* begin *
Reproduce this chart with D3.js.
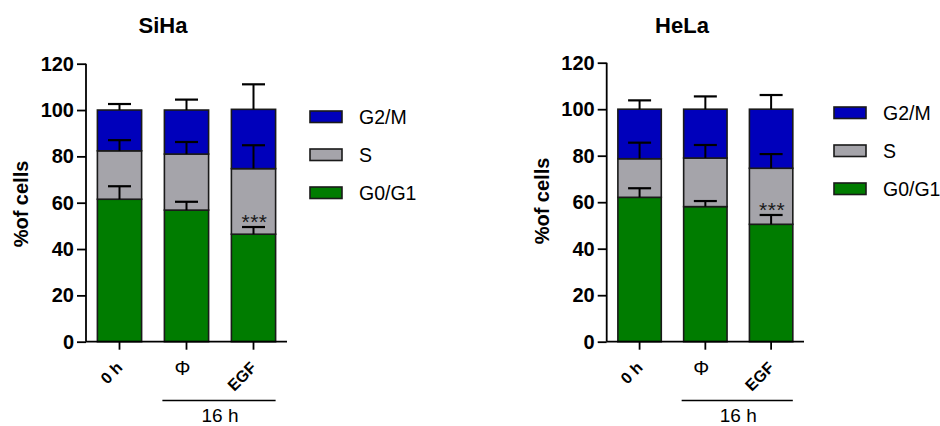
<!DOCTYPE html>
<html>
<head>
<meta charset="utf-8">
<script src="https://cdn.jsdelivr.net/npm/d3@7/dist/d3.min.js"></script>
<style>
  html, body { margin: 0; padding: 0; background: #fff; }
  svg { display: block; font-family: Arial, "Liberation Sans", sans-serif; }
</style>
</head>
<body>
<svg id="chart" width="940" height="426"></svg>
<script>
// ---------- DATA ----------
const categories = ["0 h", "\u03A6", "EGF"];
const phases = ["G2/M", "S", "G0/G1"];
const yTicks = [0, 20, 40, 60, 80, 100, 120];

// SiHa: segment heights (%) and SD
const sihaG0G1 = [61.5, 56.8, 46.4];
const sihaS = [20.9, 24.2, 28.3];
const sihaG2M = [17.6, 19.0, 25.6];
const sihaG0G1Err = [5.6, 3.6, 3.1];
const sihaSErr = [4.6, 5.2, 10.1];
const sihaG2MErr = [2.6, 4.5, 10.8];

// HeLa
const helaG0G1 = [62.1, 58.1, 50.5];
const helaS = [16.6, 20.9, 24.1];
const helaG2M = [21.3, 21.0, 25.4];
const helaG0G1Err = [3.9, 2.4, 4.0];
const helaSErr = [6.9, 5.6, 6.1];
const helaG2MErr = [3.8, 5.5, 6.1];

const significance = ["", "", "***"];

// ---------- STYLE ----------
const colors = { "G0/G1": "#007c00", "S": "#a5a4aa", "G2/M": "#0000bb" };

const svg = d3.select("#chart");

function drawPanel(cfg) {
  const g = svg.append("g");
  const x = d3.scaleBand().domain(categories).range([cfg.left, cfg.right])
    .paddingInner(0.34).paddingOuter(0.17);
  const y = d3.scaleLinear().domain([0, 120]).range([cfg.bottom, cfg.top]);

  const rows = categories.map((c, i) => ({
    cat: c,
    "G0/G1": cfg.g0g1[i], "S": cfg.s[i], "G2/M": cfg.g2m[i]
  }));
  const stack = d3.stack().keys(["G0/G1", "S", "G2/M"])(rows);
  const errs = { "G0/G1": cfg.g0g1Err, "S": cfg.sErr, "G2/M": cfg.g2mErr };

  stack.forEach(layer => {
    g.selectAll(null).data(layer).enter().append("rect")
      .attr("x", d => x(d.data.cat))
      .attr("width", x.bandwidth())
      .attr("y", d => y(d[1]))
      .attr("height", d => y(d[0]) - y(d[1]))
      .attr("fill", colors[layer.key])
      .attr("stroke", "#1a1a1a")
      .attr("stroke-width", 1.6);
  });

  // error bars
  const capW = 23;
  stack.forEach(layer => {
    layer.forEach((d, i) => {
      const cx = x(d.data.cat) + x.bandwidth() / 2;
      const yTop = y(d[1] + errs[layer.key][i]);
      g.append("line").attr("x1", cx).attr("x2", cx)
        .attr("y1", y(d[1])).attr("y2", yTop)
        .attr("stroke", "#000").attr("stroke-width", 2);
      g.append("line").attr("x1", cx - capW / 2).attr("x2", cx + capW / 2)
        .attr("y1", yTop).attr("y2", yTop)
        .attr("stroke", "#000").attr("stroke-width", 2.2);
    });
  });

  // significance stars (above G0/G1 error)
  stack[0].forEach((d, i) => {
    if (!significance[i]) return;
    const cx = x(d.data.cat) + x.bandwidth() / 2;
    g.append("text").attr("x", cx + 1).attr("y", y(d[1] + cfg.g0g1Err[i]) + 2)
      .attr("text-anchor", "middle").attr("font-size", 21)
      .attr("fill", "#1a1a1a").attr("letter-spacing", 0.5)
      .text(significance[i]);
  });

  // y axis
  const yAxis = g.append("g").attr("transform", `translate(${cfg.left},0)`)
    .call(d3.axisLeft(y).tickValues(yTicks).tickSize(9).tickPadding(3));
  yAxis.select(".domain").attr("stroke", "#000").attr("stroke-width", 1.8)
    .attr("d", `M0,${cfg.bottom}V${cfg.top}`);
  yAxis.selectAll(".tick line").attr("stroke", "#000").attr("stroke-width", 1.8);
  yAxis.selectAll(".tick text").attr("font-size", 20).attr("font-weight", "bold")
    .attr("fill", "#000").attr("font-family", "Arial, 'Liberation Sans', sans-serif");

  // x axis
  const xAxis = g.append("g").attr("transform", `translate(0,${cfg.bottom})`)
    .call(d3.axisBottom(x).tickSize(8).tickFormat(""));
  xAxis.select(".domain").attr("stroke", "#000").attr("stroke-width", 1.8)
    .attr("d", `M${cfg.left},0H${cfg.right}`);
  xAxis.selectAll(".tick line").attr("stroke", "#000").attr("stroke-width", 1.8);

  // x labels
  categories.forEach((c, i) => {
    const cx = x(c) + x.bandwidth() / 2;
    if (c === "\u03A6") {
      g.append("text").attr("x", cx - 4).attr("y", cfg.bottom + 33)
        .attr("text-anchor", "middle").attr("font-size", 20)
        .attr("fill", "#000").text(c);
    } else {
      g.append("text")
        .attr("transform", `translate(${cx + 4},${cfg.bottom + 27}) rotate(-45)`)
        .attr("text-anchor", "end").attr("font-size", 16).attr("font-weight", "bold")
        .attr("fill", "#000").text(c);
    }
  });

  // 16 h bracket
  const x1 = x(categories[1]) - 2, x2 = x(categories[2]) + x.bandwidth();
  g.append("line").attr("x1", x1).attr("x2", x2)
    .attr("y1", 400.5).attr("y2", 400.5).attr("stroke", "#000").attr("stroke-width", 1.5);
  g.append("text").attr("x", (x1 + x2) / 2 + 1).attr("y", 422)
    .attr("text-anchor", "middle").attr("font-size", 19).attr("fill", "#000").text("16 h");

  // title
  g.append("text").attr("x", cfg.titleX).attr("y", 33)
    .attr("text-anchor", "middle").attr("font-size", 22).attr("font-weight", "bold")
    .attr("fill", "#000").text(cfg.title);

  // y title
  g.append("text").attr("transform", `translate(${cfg.yTitleX},${cfg.yTitleY}) rotate(-90)`)
    .attr("text-anchor", "middle").attr("font-size", 20).attr("font-weight", "bold")
    .attr("fill", "#000").text("%of cells");

  // legend
  phases.forEach((p, i) => {
    const ly = cfg.legendY + i * 38;
    g.append("rect").attr("x", cfg.legendX).attr("y", ly - 6)
      .attr("width", 32).attr("height", 11.5)
      .attr("fill", colors[p]).attr("stroke", "#1a1a1a").attr("stroke-width", 1.6);
    g.append("text").attr("x", cfg.legendX + 49).attr("y", ly + 7)
      .attr("font-size", 19.5).attr("fill", "#000").text(p);
  });
}

drawPanel({
  title: "SiHa", titleX: 163,
  left: 86, right: 287, top: 63.7, bottom: 341.7,
  yTitleX: 27.5, yTitleY: 204,
  legendX: 310, legendY: 117,
  g0g1: sihaG0G1, s: sihaS, g2m: sihaG2M,
  g0g1Err: sihaG0G1Err, sErr: sihaSErr, g2mErr: sihaG2MErr
});

drawPanel({
  title: "HeLa", titleX: 682,
  left: 606.7, right: 804, top: 62.7, bottom: 341.7,
  yTitleX: 548.5, yTitleY: 201,
  legendX: 834, legendY: 113,
  g0g1: helaG0G1, s: helaS, g2m: helaG2M,
  g0g1Err: helaG0G1Err, sErr: helaSErr, g2mErr: helaG2MErr
});
</script>
</body>
</html>
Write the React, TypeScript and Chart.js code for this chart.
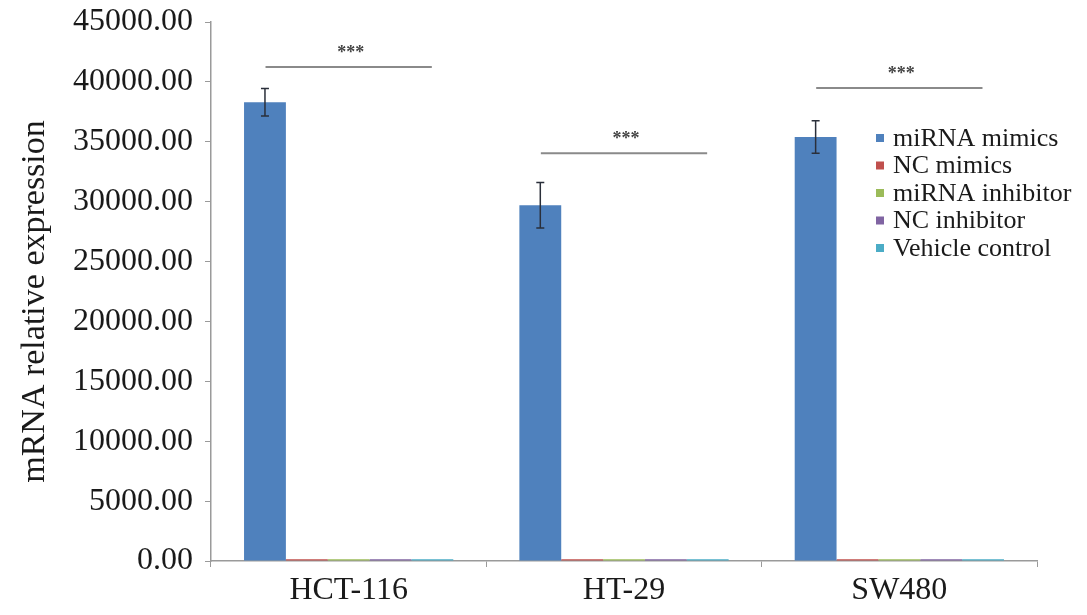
import React, { useEffect, useRef } from "react";
import { Chart, registerables } from "chart.js";

Chart.register(...registerables);

const categories = ["HCT-116", "HT-29", "SW480"];
const seriesNames = ["miRNA mimics", "NC mimics", "miRNA inhibitor", "NC inhibitor", "Vehicle control"];
const seriesColors = ["#4F81BD", "#C0504D", "#9BBB59", "#8064A2", "#4BACC6"];
const miRNAMimics = [38300, 29700, 35400];
const ncMimics = [150, 150, 150];
const miRNAInhibitor = [150, 150, 150];
const ncInhibitor = [150, 150, 150];
const vehicleControl = [150, 150, 150];
const mimicsError = [1150, 1900, 1350];
const sigLevels = [41250, 34050, 39500];
const sigLabels = ["***", "***", "***"];
const yTitle = "mRNA relative expression";
const yTicksMax = 45000;
const yStep = 5000;

const FONT = '"Liberation Serif", "Times New Roman", serif';

export default function App() {
  const ref = useRef<HTMLCanvasElement | null>(null);

  useEffect(() => {
    if (!ref.current) return;
    const values = [miRNAMimics, ncMimics, miRNAInhibitor, ncInhibitor, vehicleControl];

    const overlay = {
      id: "overlay",
      afterDatasetsDraw(chart: any) {
        const ctx = chart.ctx;
        const y = chart.scales.y;
        const x = chart.scales.x;
        // error bars
        const meta = chart.getDatasetMeta(0);
        ctx.save();
        ctx.strokeStyle = "#2a2f3a";
        ctx.lineWidth = 1.5;
        meta.data.forEach((bar: any, i: number) => {
          const cx = bar.x;
          const top = y.getPixelForValue(miRNAMimics[i] + mimicsError[i]);
          const bot = y.getPixelForValue(miRNAMimics[i] - mimicsError[i]);
          ctx.beginPath();
          ctx.moveTo(cx, top);
          ctx.lineTo(cx, bot);
          ctx.moveTo(cx - 4, top);
          ctx.lineTo(cx + 4, top);
          ctx.moveTo(cx - 4, bot);
          ctx.lineTo(cx + 4, bot);
          ctx.stroke();
        });
        // significance lines
        const catW = (x.right - x.left) / categories.length;
        categories.forEach((_, i) => {
          const c = x.getPixelForValue(i);
          const ly = y.getPixelForValue(sigLevels[i]);
          ctx.strokeStyle = "#8a8a8a";
          ctx.lineWidth = 2;
          ctx.beginPath();
          ctx.moveTo(c - catW * 0.302, ly);
          ctx.lineTo(c + catW * 0.302, ly);
          ctx.stroke();
          ctx.fillStyle = "#444";
          ctx.font = `bold 18px ${FONT}`;
          ctx.textAlign = "center";
          ctx.textBaseline = "middle";
          ctx.fillText(sigLabels[i], c + 2, ly - 14);
        });
        // legend
        const lx = 880;
        const ly0 = 138;
        const step = 27.5;
        ctx.font = `26px ${FONT}`;
        ctx.textAlign = "left";
        ctx.textBaseline = "middle";
        seriesNames.forEach((name, i) => {
          const yy = ly0 + i * step;
          ctx.fillStyle = seriesColors[i];
          ctx.fillRect(lx - 4, yy - 4, 8, 8);
          ctx.fillStyle = "#1a1a1a";
          ctx.fillText(name, lx + 13, yy + 1);
        });
        // y-axis title
        ctx.translate(35, (y.top + y.bottom) / 2 + 10);
        ctx.rotate(-Math.PI / 2);
        ctx.font = `34px ${FONT}`;
        ctx.textAlign = "center";
        ctx.textBaseline = "middle";
        ctx.fillStyle = "#1a1a1a";
        ctx.fillText(yTitle, 0, 0);
        ctx.restore();
      },
    };

    const chart = new Chart(ref.current, {
      type: "bar",
      data: {
        labels: categories,
        datasets: seriesNames.map((name, i) => ({
          label: name,
          data: values[i],
          backgroundColor: seriesColors[i],
          borderWidth: 0,
          categoryPercentage: 0.76,
          barPercentage: 1,
        })),
      },
      options: {
        responsive: false,
        animation: false,
        layout: { padding: { top: 22, right: 50, left: 0, bottom: 0 } },
        plugins: {
          legend: { display: false },
          tooltip: { enabled: false },
        },
        scales: {
          x: {
            offset: true,
            grid: {
              display: true,
              offset: true,
              drawOnChartArea: false,
              drawTicks: true,
              tickLength: 6,
              color: "#9a9a9a",
            },
            border: { display: true, color: "#9a9a9a", width: 1.5 },
            ticks: {
              color: "#1a1a1a",
              font: { family: FONT, size: 32 },
              padding: 4,
            },
            afterFit(scale: any) {
              scale.height = 54;
              scale.paddingLeft = 0;
              scale.paddingRight = 0;
            },
          },
          y: {
            min: 0,
            max: yTicksMax,
            grid: {
              display: true,
              drawOnChartArea: false,
              drawTicks: true,
              tickLength: 6,
              color: "#9a9a9a",
            },
            border: { display: true, color: "#9a9a9a", width: 1.5 },
            ticks: {
              stepSize: yStep,
              color: "#1a1a1a",
              font: { family: FONT, size: 32 },
              padding: 12,
              callback: (v: any) => Number(v).toFixed(2),
            },
            title: { display: false },
            afterFit(scale: any) {
              scale.width = 211;
              scale.paddingTop = 0;
              scale.paddingBottom = 0;
            },
          },
        },
      },
      plugins: [overlay],
    });
    return () => chart.destroy();
  }, []);

  return (
    <canvas
      ref={ref}
      width={1087}
      height={615}
      style={{ position: "absolute", left: 0, top: 0, display: "block", background: "#fff" }}
    />
  );
}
* end *
■ Aim ■
In the listing above, find the line containing "Write the React, TypeScript" and the line containing "Chart.register(...registerables);". Print those two lines and every line between them exactly, with no pictures.

■ Answer for this exercise ■
Write the React, TypeScript and Chart.js code for this chart.
import React, { useEffect, useRef } from "react";
import { Chart, registerables } from "chart.js";

Chart.register(...registerables);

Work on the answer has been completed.